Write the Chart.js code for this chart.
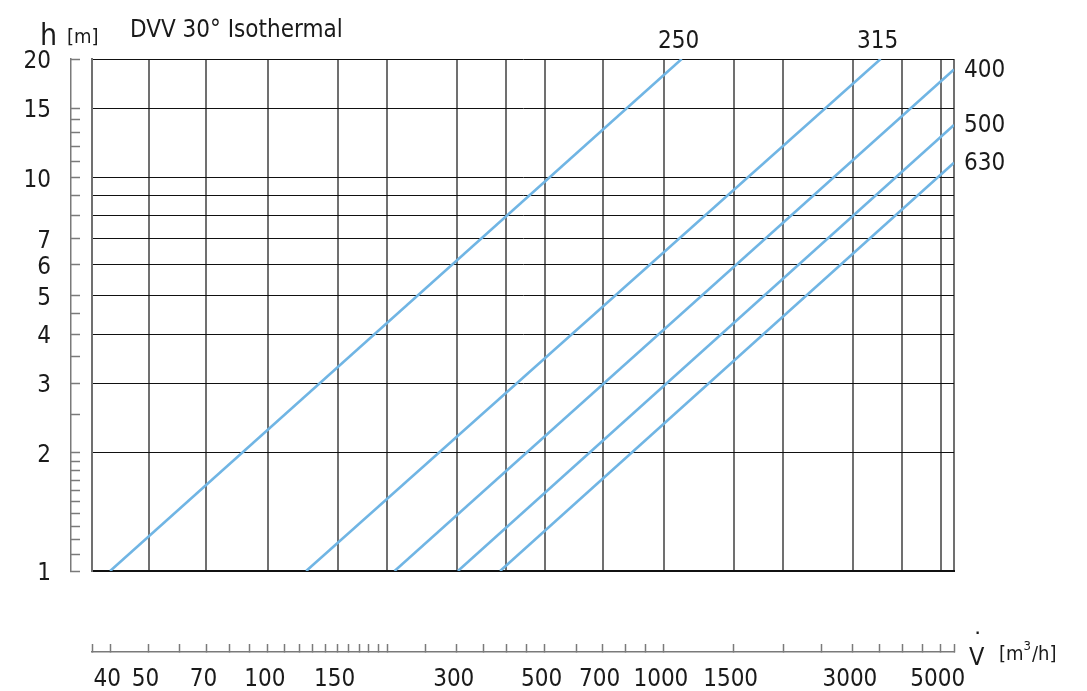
<!DOCTYPE html>
<html>
<head>
<meta charset="utf-8">
<script src="https://cdn.jsdelivr.net/npm/chart.js@4.4.1/dist/chart.umd.min.js"></script>
<style>
  html, body { margin: 0; padding: 0; background: #fff; }
  #wrap { width: 1087px; height: 691px; }
</style>
</head>
<body>
<div id="wrap"><canvas id="chart" width="1087" height="691"></canvas></div>
<script>
// Kurven DVV 30° isotherm: Nenngröße, Start- und Endpunkt (V in m3/h, h in m)
const sizes  = ['250', '315', '400', '500', '630'];
const startV = [40, 125, 209, 302, 386];
const startH = [1, 1, 1, 1, 1];
const endV   = [1109, 3525, 5400, 5400, 5400];
const endH   = [20, 20, 18.8, 13.6, 10.9];

// Achsen
const xMin = 36, xMax = 5400;
const yMin = 1,  yMax = 20;
const xGrid = [50, 70, 100, 150, 200, 300, 400, 500, 700, 1000, 1500, 2000, 3000, 4000, 5000, 5400];
const xRulerTicks = [36, 40, 50, 60, 70, 80, 90, 100, 110, 120, 130, 140, 150, 160, 170, 180, 190, 200,
                     250, 300, 350, 400, 450, 500, 600, 700, 800, 900, 1000, 1500, 2000, 2500, 3000,
                     3500, 4000, 4500, 5000, 5400];
const xLabels = [40, 50, 70, 100, 150, 300, 500, 700, 1000, 1500, 3000, 5000];
const yGrid = [1, 2, 3, 4, 5, 6, 7, 8, 9, 10, 15, 20];
const yRulerTicks = [1, 1.1, 1.2, 1.3, 1.4, 1.5, 1.6, 1.7, 1.8, 1.9, 2, 2.5, 3, 3.5, 4, 4.5, 5, 6, 7, 8, 9,
                     10, 11, 12, 13, 14, 15, 20];
const yLabels = [1, 2, 3, 4, 5, 6, 7, 10, 15, 20];

const FONT = "'Liberation Sans Narrow', 'DejaVu Sans Condensed', sans-serif";
const TXT = '#1a1a1a';
const RULER = '#7a7a7a';

// Datensätze: je Kurve eine Gerade im log-log Diagramm
let datasets = sizes.map((s, i) => ({
    label: s,
    data: [{x: startV[i], y: startH[i]}, {x: endV[i], y: endH[i]}],
    borderColor: '#70b5e4',
    borderWidth: 2.6,
    pointRadius: 0,
    fill: false,
    tension: 0,
}));

// Beschriftungen (Titel, Einheiten, Kurvennamen)
const textPlugin = {
    id: 'texts',
    afterDraw(chart) {
        const ctx = chart.ctx;
        const x = chart.scales.x, y = chart.scales.y;
        ctx.save();
        ctx.fillStyle = TXT;
        ctx.textBaseline = 'alphabetic';
        ctx.textAlign = 'left';
        ctx.font = '30px ' + FONT;
        ctx.fillText('h', 40, 45);
        ctx.font = '20px ' + FONT;
        ctx.fillText('[m]', 67, 43);
        ctx.font = '24px ' + FONT;
        ctx.fillText('DVV 30° Isothermal', 130, 37);

        // Kurvennamen
        ctx.font = '24px ' + FONT;
        sizes.forEach((s, i) => {
            let px = x.getPixelForValue(endV[i]);
            let py = y.getPixelForValue(endH[i]);
            if (endH[i] >= yMax) {
                ctx.textAlign = 'center';
                ctx.textBaseline = 'alphabetic';
                ctx.fillText(s, px - 3, py - 11);
            } else {
                ctx.textAlign = 'left';
                ctx.textBaseline = 'middle';
                ctx.fillText(s, px + 10, py + 1);
            }
        });

        // V-Punkt Achsentitel
        ctx.textAlign = 'left';
        ctx.textBaseline = 'alphabetic';
        ctx.font = '25px ' + FONT;
        ctx.fillText('V', 969, 665);
        ctx.fillText('\u02D9', 972, 650);
        ctx.font = '20px ' + FONT;
        ctx.fillText('[m', 999, 660);
        let w = ctx.measureText('[m').width;
        ctx.font = '13px ' + FONT;
        ctx.fillText('3', 999 + w, 650);
        let w3 = ctx.measureText('3').width;
        ctx.font = '20px ' + FONT;
        ctx.fillText('/h]', 999 + w + w3 + 1, 660);
        ctx.restore();
    }
};

const config = {
    type: 'line',
    data: { datasets: datasets },
    options: {
        responsive: false,
        animation: false,
        events: [],
        layout: { padding: { left: 0, right: 133, top: 59, bottom: 0 } },
        plugins: {
            legend: { display: false },
            tooltip: { enabled: false },
            title: { display: false },
        },
        scales: {
            x: {
                type: 'logarithmic',
                position: 'bottom',
                min: xMin, max: xMax,
                afterBuildTicks: axis => { axis.ticks = xGrid.map(v => ({value: v})); },
                afterFit: axis => { axis.height = 81; },
                ticks: { display: false },
                grid: { color: '#707070', lineWidth: 2, drawTicks: false },
                border: { display: true, color: '#111', width: 2 },
            },
            xr: {
                type: 'logarithmic',
                position: 'bottom',
                min: xMin, max: xMax,
                afterBuildTicks: axis => { axis.ticks = xRulerTicks.map(v => ({value: v})); },
                afterFit: axis => { axis.height = 39; },
                ticks: {
                    autoSkip: false, maxRotation: 0, minRotation: 0,
                    padding: 21, labelOffset: -3,
                    color: TXT, font: { family: FONT, size: 24 },
                    callback: v => xLabels.includes(v) ? String(v) : '',
                },
                grid: { drawOnChartArea: false, drawTicks: true, tickLength: -8, tickColor: RULER, tickWidth: 1.5 },
                border: { display: true, color: RULER, width: 1.5 },
            },
            y: {
                type: 'logarithmic',
                position: 'left',
                min: yMin, max: yMax,
                afterBuildTicks: axis => { axis.ticks = yGrid.map(v => ({value: v})); },
                afterFit: axis => { axis.width = 21; },
                ticks: { display: false },
                grid: { color: '#111', lineWidth: 1, drawTicks: false },
                border: { display: true, color: '#707070', width: 2 },
            },
            yr: {
                type: 'logarithmic',
                position: 'left',
                min: yMin, max: yMax,
                afterBuildTicks: axis => { axis.ticks = yRulerTicks.map(v => ({value: v})); },
                afterFit: axis => { axis.width = 71; },
                ticks: {
                    autoSkip: false,
                    padding: 29, labelOffset: 3,
                    color: TXT, font: { family: FONT, size: 24 },
                    callback: v => yLabels.includes(v) ? String(v) : '',
                },
                grid: { drawOnChartArea: false, drawTicks: true, tickLength: -9, tickColor: RULER, tickWidth: 1.5 },
                border: { display: true, color: RULER, width: 1.5 },
            },
        },
    },
    plugins: [textPlugin],
};

new Chart(document.getElementById('chart'), config);
</script>
</body>
</html>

====

## PROBLEM STATEMENT
Set down again, exactly, the lines of the material above from its first line to the one with "const RULER = '#7a7a7a';", inclusive. Leave the pictures out.

## IN RESPONSE
Write the Chart.js code for this chart.
<!DOCTYPE html>
<html>
<head>
<meta charset="utf-8">
<script src="https://cdn.jsdelivr.net/npm/chart.js@4.4.1/dist/chart.umd.min.js"></script>
<style>
  html, body { margin: 0; padding: 0; background: #fff; }
  #wrap { width: 1087px; height: 691px; }
</style>
</head>
<body>
<div id="wrap"><canvas id="chart" width="1087" height="691"></canvas></div>
<script>
// Kurven DVV 30° isotherm: Nenngröße, Start- und Endpunkt (V in m3/h, h in m)
const sizes  = ['250', '315', '400', '500', '630'];
const startV = [40, 125, 209, 302, 386];
const startH = [1, 1, 1, 1, 1];
const endV   = [1109, 3525, 5400, 5400, 5400];
const endH   = [20, 20, 18.8, 13.6, 10.9];

// Achsen
const xMin = 36, xMax = 5400;
const yMin = 1,  yMax = 20;
const xGrid = [50, 70, 100, 150, 200, 300, 400, 500, 700, 1000, 1500, 2000, 3000, 4000, 5000, 5400];
const xRulerTicks = [36, 40, 50, 60, 70, 80, 90, 100, 110, 120, 130, 140, 150, 160, 170, 180, 190, 200,
                     250, 300, 350, 400, 450, 500, 600, 700, 800, 900, 1000, 1500, 2000, 2500, 3000,
                     3500, 4000, 4500, 5000, 5400];
const xLabels = [40, 50, 70, 100, 150, 300, 500, 700, 1000, 1500, 3000, 5000];
const yGrid = [1, 2, 3, 4, 5, 6, 7, 8, 9, 10, 15, 20];
const yRulerTicks = [1, 1.1, 1.2, 1.3, 1.4, 1.5, 1.6, 1.7, 1.8, 1.9, 2, 2.5, 3, 3.5, 4, 4.5, 5, 6, 7, 8, 9,
                     10, 11, 12, 13, 14, 15, 20];
const yLabels = [1, 2, 3, 4, 5, 6, 7, 10, 15, 20];

const FONT = "'Liberation Sans Narrow', 'DejaVu Sans Condensed', sans-serif";
const TXT = '#1a1a1a';
const RULER = '#7a7a7a';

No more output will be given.